В вишневые кусты, совсем рядом с верандой, тяжело прошелестев крыльями, плюхнулась крупная ночная птица и, высунув голову из листьев, прокричала что-то недовольно. От резкого недоброго крика ее по коже побежали мурашки.
– Одна надежда на Куропаткина,[89] – Эссен сел в кресло, поставил по краям стола, слева и справа, свечи, – он – толковый генерал. В отличие от нашего коменданта Стесселя. – Словно бы вспомнив о чем-то неприятном, Эссен поморщился. – Надутый, тупой Стессель. К солдату относится как к скотине. Когда такой генерал ведет дивизию в атаку, в спину ему обязательно стреляют свои.

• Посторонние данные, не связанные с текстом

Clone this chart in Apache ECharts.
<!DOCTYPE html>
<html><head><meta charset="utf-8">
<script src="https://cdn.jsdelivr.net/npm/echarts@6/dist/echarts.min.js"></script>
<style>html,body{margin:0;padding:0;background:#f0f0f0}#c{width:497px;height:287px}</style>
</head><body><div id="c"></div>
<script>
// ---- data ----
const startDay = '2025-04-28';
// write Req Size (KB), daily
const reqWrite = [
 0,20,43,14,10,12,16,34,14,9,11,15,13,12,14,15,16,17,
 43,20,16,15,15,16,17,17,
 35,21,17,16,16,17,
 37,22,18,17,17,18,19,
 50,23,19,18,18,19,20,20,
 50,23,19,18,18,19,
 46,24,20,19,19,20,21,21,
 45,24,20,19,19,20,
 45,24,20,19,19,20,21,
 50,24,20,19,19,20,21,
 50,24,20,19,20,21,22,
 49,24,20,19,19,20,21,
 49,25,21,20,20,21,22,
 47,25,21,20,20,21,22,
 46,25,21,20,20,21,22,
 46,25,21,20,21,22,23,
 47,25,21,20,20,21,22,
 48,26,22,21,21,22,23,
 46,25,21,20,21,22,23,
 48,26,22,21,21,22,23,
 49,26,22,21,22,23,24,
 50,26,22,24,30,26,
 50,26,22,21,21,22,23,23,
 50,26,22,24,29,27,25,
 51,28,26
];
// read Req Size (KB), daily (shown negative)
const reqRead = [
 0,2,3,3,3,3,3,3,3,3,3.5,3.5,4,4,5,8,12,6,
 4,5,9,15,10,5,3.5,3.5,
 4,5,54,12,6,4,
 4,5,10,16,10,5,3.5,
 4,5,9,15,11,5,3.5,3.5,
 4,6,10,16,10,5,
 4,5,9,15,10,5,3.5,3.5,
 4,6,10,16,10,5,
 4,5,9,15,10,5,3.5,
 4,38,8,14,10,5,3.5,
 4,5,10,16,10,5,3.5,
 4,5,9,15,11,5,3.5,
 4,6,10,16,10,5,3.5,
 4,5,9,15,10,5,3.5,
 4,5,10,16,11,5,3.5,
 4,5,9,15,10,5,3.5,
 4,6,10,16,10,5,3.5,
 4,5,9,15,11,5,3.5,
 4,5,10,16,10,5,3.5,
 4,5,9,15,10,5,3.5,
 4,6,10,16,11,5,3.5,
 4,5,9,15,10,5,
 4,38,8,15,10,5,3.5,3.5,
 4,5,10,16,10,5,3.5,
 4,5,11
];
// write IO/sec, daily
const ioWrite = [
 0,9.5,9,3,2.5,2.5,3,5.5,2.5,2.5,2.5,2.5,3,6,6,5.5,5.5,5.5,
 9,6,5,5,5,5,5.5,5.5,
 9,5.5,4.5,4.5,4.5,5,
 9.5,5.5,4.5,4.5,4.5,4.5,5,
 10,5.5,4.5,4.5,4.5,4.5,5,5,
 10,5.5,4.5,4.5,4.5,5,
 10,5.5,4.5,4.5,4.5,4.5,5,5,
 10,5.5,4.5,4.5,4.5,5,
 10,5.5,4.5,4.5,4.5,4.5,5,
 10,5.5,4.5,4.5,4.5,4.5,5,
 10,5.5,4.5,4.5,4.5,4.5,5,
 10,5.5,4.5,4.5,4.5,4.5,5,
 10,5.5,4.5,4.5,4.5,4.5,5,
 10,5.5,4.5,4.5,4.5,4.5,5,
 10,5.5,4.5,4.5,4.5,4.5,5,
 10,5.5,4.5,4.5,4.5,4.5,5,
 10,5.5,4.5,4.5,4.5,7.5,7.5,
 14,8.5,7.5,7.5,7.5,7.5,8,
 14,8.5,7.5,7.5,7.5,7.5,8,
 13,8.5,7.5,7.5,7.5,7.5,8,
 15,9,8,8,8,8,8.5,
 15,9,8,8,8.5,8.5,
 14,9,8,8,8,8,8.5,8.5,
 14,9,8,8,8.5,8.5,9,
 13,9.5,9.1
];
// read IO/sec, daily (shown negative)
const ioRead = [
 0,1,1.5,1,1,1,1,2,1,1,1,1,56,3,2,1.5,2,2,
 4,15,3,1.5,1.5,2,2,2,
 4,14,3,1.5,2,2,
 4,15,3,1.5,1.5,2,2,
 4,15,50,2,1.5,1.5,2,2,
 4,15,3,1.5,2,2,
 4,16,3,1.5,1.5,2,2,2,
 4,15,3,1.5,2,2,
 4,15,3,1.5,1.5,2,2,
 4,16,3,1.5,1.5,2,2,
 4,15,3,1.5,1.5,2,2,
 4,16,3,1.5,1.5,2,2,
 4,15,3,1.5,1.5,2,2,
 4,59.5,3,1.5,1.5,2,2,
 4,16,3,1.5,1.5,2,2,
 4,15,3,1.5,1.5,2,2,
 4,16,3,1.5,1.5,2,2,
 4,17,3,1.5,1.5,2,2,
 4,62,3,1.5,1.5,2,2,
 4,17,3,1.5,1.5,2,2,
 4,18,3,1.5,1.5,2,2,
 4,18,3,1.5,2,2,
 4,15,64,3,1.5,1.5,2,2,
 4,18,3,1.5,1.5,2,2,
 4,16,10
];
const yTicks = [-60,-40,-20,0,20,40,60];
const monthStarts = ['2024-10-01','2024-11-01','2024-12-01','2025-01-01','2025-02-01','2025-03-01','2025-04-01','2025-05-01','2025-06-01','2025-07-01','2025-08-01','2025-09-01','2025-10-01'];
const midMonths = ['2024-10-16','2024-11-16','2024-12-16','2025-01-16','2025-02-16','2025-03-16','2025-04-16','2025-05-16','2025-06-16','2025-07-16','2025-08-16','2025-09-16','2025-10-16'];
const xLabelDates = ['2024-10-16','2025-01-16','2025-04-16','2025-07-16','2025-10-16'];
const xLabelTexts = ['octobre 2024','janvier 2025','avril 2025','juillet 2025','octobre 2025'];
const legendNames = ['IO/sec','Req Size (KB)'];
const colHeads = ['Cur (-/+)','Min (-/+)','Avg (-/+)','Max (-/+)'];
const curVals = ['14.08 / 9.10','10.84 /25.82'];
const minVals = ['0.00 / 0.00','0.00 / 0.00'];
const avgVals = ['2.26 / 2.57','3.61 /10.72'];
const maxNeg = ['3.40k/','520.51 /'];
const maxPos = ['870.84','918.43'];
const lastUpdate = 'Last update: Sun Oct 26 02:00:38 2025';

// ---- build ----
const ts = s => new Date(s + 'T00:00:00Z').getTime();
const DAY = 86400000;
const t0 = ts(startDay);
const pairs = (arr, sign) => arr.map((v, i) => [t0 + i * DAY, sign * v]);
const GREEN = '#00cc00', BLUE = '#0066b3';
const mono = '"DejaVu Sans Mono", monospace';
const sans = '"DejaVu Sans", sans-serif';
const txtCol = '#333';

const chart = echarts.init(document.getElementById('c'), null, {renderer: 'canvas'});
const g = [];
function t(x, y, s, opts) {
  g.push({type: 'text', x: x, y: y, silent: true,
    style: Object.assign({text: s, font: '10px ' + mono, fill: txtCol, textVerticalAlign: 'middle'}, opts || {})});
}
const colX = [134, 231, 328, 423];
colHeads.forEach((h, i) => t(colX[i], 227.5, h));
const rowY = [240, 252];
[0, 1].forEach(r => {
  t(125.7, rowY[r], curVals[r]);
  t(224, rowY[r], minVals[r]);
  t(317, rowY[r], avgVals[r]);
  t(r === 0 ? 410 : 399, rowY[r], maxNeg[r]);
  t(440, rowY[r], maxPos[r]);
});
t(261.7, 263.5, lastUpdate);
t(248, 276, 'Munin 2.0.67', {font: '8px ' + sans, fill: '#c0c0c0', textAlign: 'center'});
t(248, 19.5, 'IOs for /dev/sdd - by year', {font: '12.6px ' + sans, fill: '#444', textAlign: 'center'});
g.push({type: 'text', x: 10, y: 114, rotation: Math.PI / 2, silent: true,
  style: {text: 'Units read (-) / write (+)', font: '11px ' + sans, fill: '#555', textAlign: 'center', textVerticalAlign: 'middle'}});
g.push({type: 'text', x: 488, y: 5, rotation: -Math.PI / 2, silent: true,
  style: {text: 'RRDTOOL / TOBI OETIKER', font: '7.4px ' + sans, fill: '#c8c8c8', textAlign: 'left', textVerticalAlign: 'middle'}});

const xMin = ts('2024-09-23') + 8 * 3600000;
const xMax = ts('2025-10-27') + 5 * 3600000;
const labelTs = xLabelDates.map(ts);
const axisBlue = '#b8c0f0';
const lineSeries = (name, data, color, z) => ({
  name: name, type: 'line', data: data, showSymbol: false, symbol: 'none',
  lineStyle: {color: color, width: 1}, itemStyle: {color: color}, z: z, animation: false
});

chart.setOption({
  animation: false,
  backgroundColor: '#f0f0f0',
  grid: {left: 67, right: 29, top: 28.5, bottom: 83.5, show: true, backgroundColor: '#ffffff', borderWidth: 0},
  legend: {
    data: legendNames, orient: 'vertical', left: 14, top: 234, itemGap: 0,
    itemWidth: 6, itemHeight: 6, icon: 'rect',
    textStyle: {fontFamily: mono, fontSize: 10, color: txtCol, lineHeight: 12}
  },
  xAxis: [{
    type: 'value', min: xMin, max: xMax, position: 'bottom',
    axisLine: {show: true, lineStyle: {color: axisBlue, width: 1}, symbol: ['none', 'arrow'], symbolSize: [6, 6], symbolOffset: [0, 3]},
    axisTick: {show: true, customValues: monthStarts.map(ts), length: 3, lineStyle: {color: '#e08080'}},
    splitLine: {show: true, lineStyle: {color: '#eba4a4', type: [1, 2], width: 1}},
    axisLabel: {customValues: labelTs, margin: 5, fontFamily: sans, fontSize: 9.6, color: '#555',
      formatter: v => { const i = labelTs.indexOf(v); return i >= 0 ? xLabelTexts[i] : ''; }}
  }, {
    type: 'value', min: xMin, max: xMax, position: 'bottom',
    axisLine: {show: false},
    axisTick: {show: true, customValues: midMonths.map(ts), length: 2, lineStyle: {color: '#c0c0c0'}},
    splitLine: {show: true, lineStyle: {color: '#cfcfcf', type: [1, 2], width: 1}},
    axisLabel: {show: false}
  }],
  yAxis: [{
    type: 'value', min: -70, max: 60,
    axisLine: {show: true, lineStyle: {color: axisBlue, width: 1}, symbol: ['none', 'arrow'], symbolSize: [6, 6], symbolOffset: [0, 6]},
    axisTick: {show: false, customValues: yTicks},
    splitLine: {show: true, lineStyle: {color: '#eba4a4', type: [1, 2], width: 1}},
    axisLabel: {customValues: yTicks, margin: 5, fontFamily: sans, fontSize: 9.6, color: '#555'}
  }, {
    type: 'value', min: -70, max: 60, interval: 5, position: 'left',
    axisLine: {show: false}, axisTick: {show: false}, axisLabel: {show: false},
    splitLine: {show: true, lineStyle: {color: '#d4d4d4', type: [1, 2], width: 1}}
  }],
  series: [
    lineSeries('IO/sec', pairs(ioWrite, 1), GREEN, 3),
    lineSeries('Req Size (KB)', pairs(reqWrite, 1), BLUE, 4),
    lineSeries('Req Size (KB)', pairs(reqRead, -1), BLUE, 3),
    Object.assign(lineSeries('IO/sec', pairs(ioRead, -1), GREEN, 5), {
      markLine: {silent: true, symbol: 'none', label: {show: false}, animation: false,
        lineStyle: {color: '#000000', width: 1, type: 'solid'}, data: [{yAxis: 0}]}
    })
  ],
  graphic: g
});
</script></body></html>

Ночная птица, вновь высунув голову из листвы, словно стремясь разглядеть людей, опять что-то громко и тревожно прокричала. Совсем недалеко, кварталах в двух, раздалось несколько револьверных выстрелов. Мичманы вопросительно переглянулись. Эссен успокоил их коротким движением руки:
– Ничего страшного, молодые люди. Ловят японских шпионов. Развелось этих паразитов, как блох в старом матросском матрасе. Куда ни плюнь – обязательно попадешь в японского лазутчика.
По горячему диску луны пробежала прозрачная тень, вызеленила жар, на первую тень наложилась вторая, и диск поголубел. Изменение цвета произошло стремительно, в несколько коротких мгновений, затем на луну наползла еще одна тень, от которой диск по всем законам физики должен был потемнеть, а произошло обратное: всем законам вопреки диск посветлел, словно с него мокрой тряпкой стерли пыль. Наверное, так оно и было: в эту ночь неведомый небесный служитель стирал с луны грязь. И вообще в природе произошло преображение – как будто очищающий ветер пронесся по земле, навел порядок, а за ветром ударил очищающий дождь.
– Луна начала играть, – предупредил Эссен.